Today the Russian Ministry of Defense reported on the transfer, and posted footage showing equipment, vehicles, and ammunition of Wagner PMC mercenary group being turned over to the state military after an apparent failed coup last month by leader Yevgeny Prigozhin. Although whether the coup, led by the long-time friend and personal chef of Russian President Vladimir Putin, was truly meant to succeed in the first place is still unclear. 2,000 pieces of equipment/vehicles and 2,500 tonnes of ammo were reportedly taken into stock by the Russian military from this seizure. It is unclear what equipment or ammunition Wagner forces in Belarus retain, or if they have brought any to other locations in Russia, the Middle East, or Africa.
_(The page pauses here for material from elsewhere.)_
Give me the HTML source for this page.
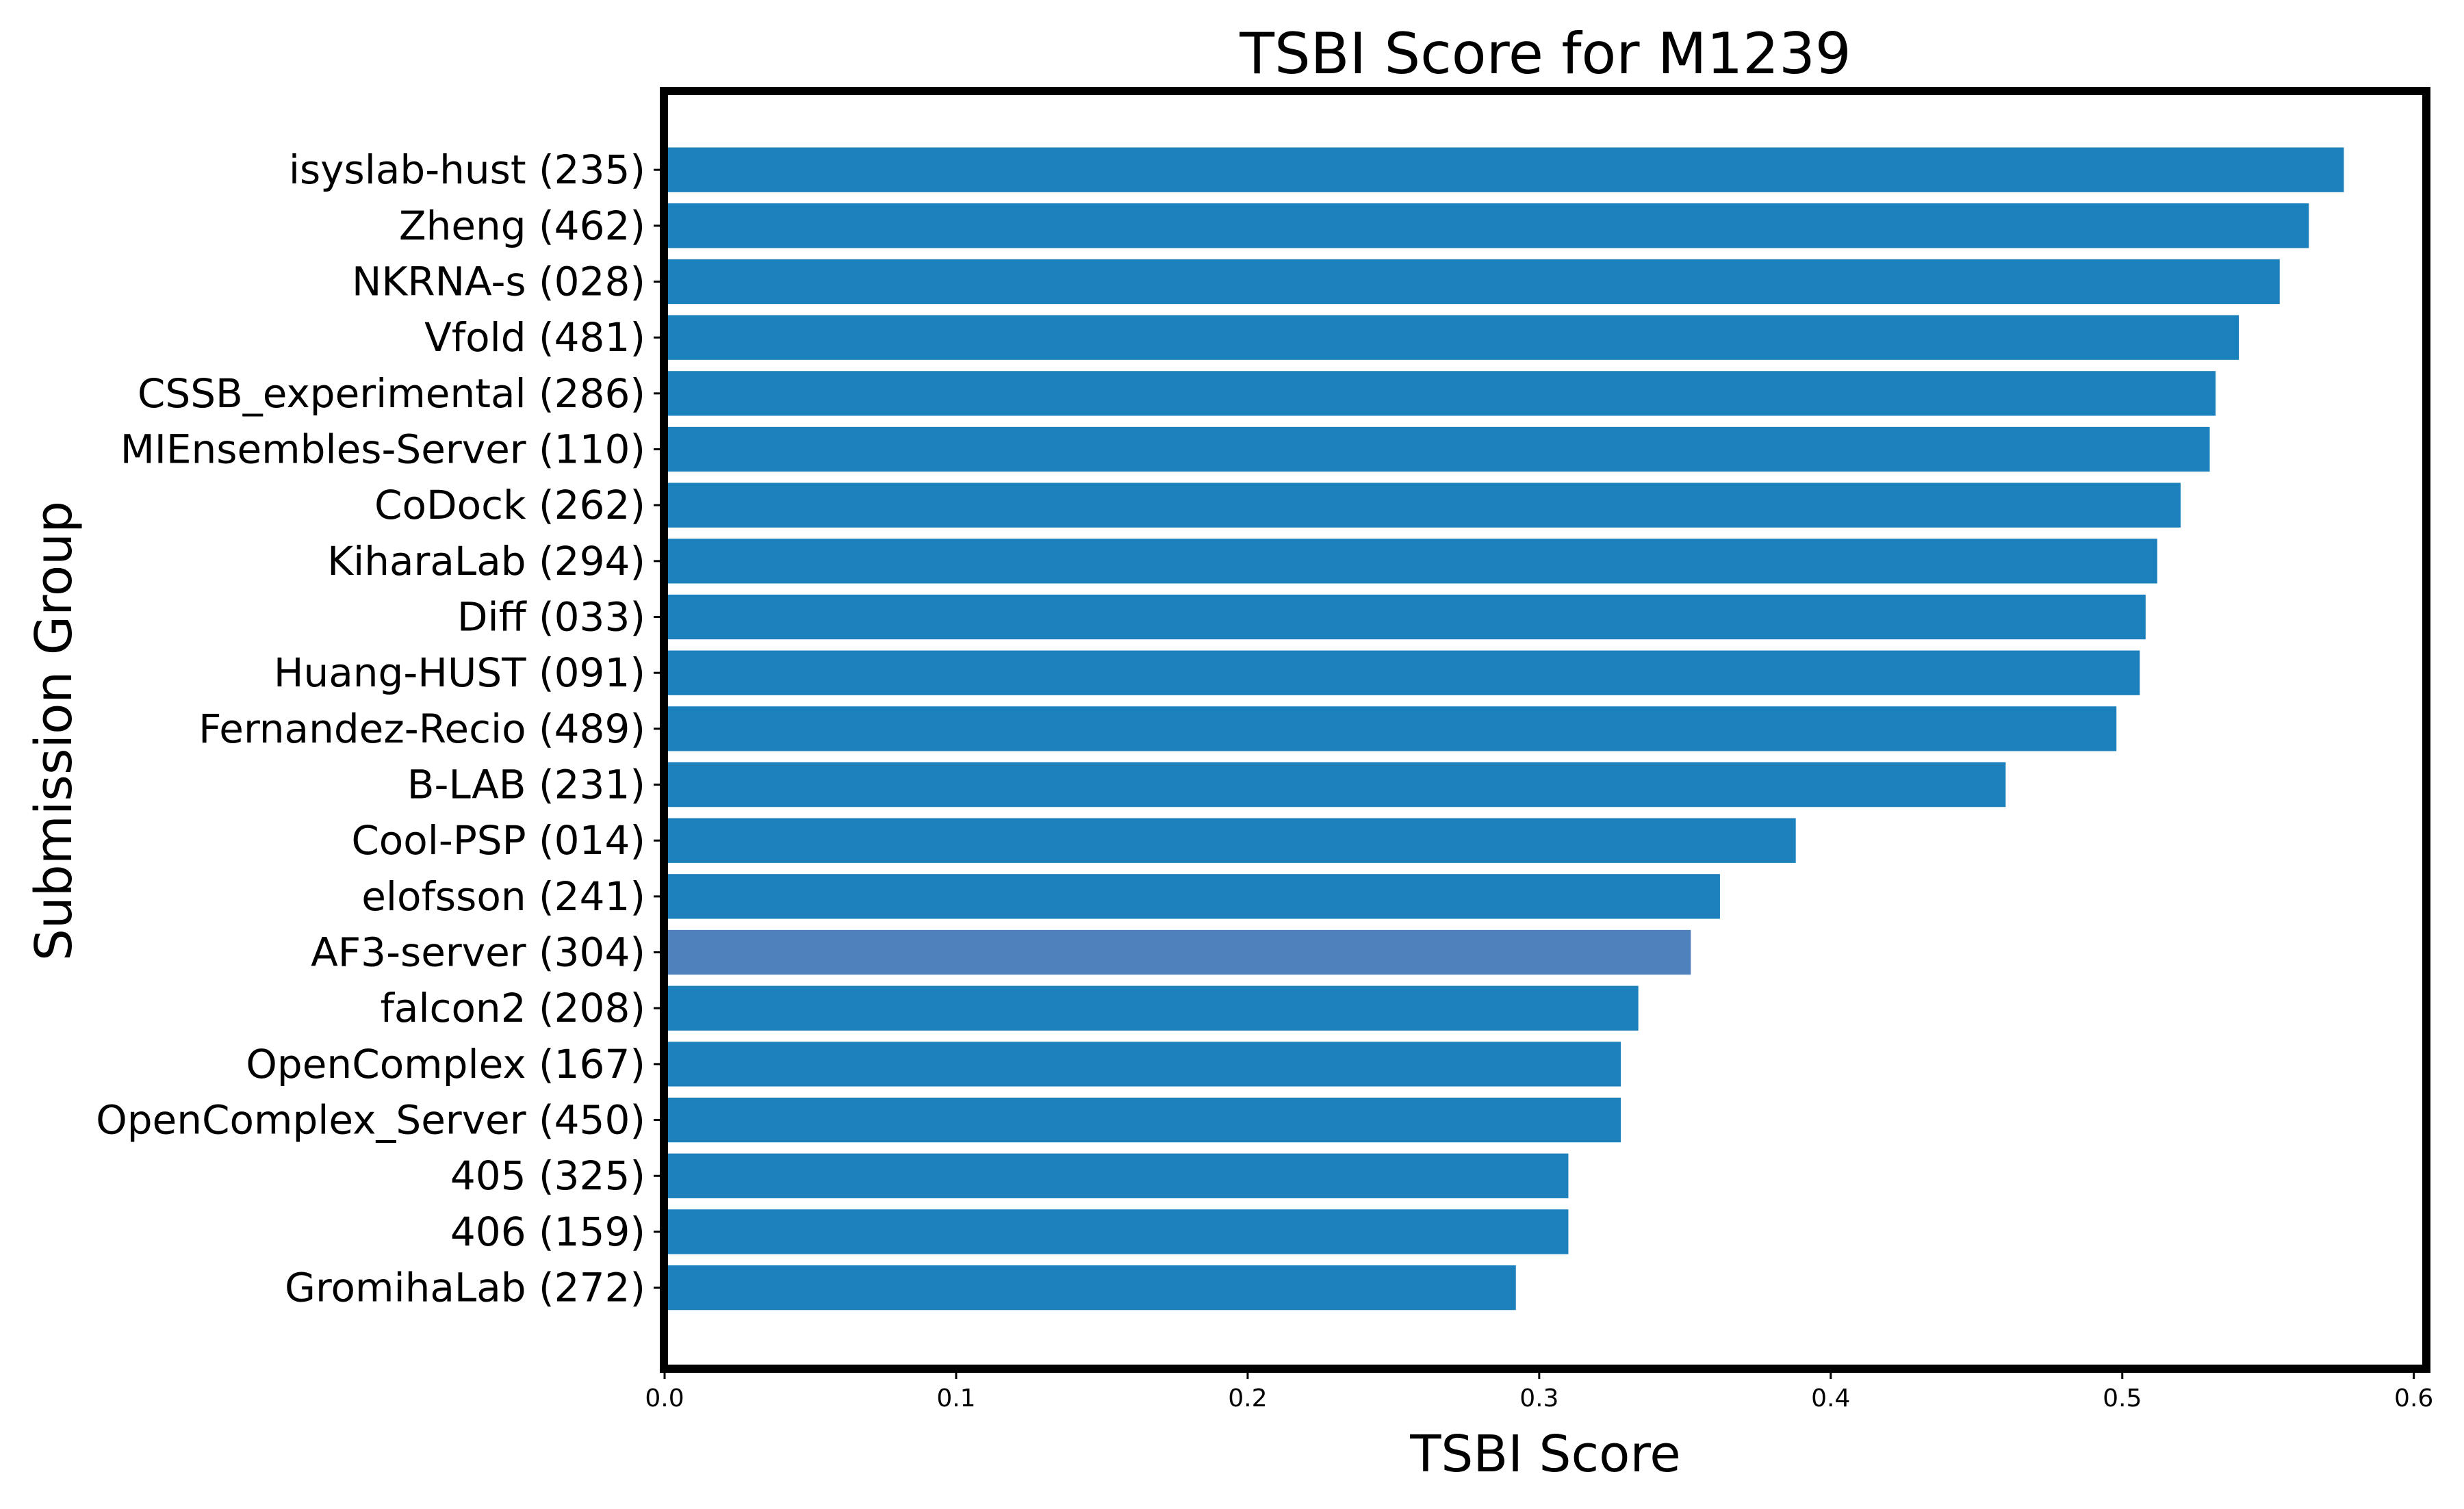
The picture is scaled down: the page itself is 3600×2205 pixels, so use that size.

Russian Defense Ministry released footage allegedly showing the military equipment handed over to the Russian military by Wagner PMC.
It includes 2B9 automatic mortars, 2S4 & 2S9 self-propelled mortars, T-90A & T-90M tanks and MT-LBs. Also other trucks, ammo, mines and rifles. pic.twitter.com/YY3hJgGWfR
— Status-6 (@Archer83Able) July 12, 2023
“The Wagner mercenary group is completing its handover of weapons to Russia’s regular armed forces, the Russian Defence Ministry said on Wednesday, more than two weeks after the group staged a brief armed mutiny.
The ministry said Wagner had handed over more than 2,000 pieces of equipment, including tanks and rockets, and more than 2,500 tonnes of ammunition.
The handover follows a deal with the Kremlin under which Wagner and its leader Yevgeny Prigozhin called off their short-lived mutiny last month.
The Wagner fighters, who took part in some of the heaviest fighting of the war in Ukraine, were given the option of joining Prigozhin in exile in Belarus, joining Russia’s regular armed forces or going home.
During the June 23-24 mutiny, the mercenaries took control of the southern Russian city of Rostov-on-Don and shot down an unspecified number of military helicopters, killing their pilots, as they advanced towards Moscow.
Prigozhin said his men’s actions were intended as a protest against what he called the corruption and incompetence of Russia’s military leadership in its handling of the Ukraine war.
The mutiny is widely perceived as having posed the most serious challenge to President Vladimir Putin since he assumed Russia’s presidency on the last day of 1999. It was defused in a deal brokered by Belarusian leader Alexander Lukashenko. Under that deal, which the Kremlin said was struck to avert bloodshed, a criminal case against Prigozhin and his fighters was dropped.”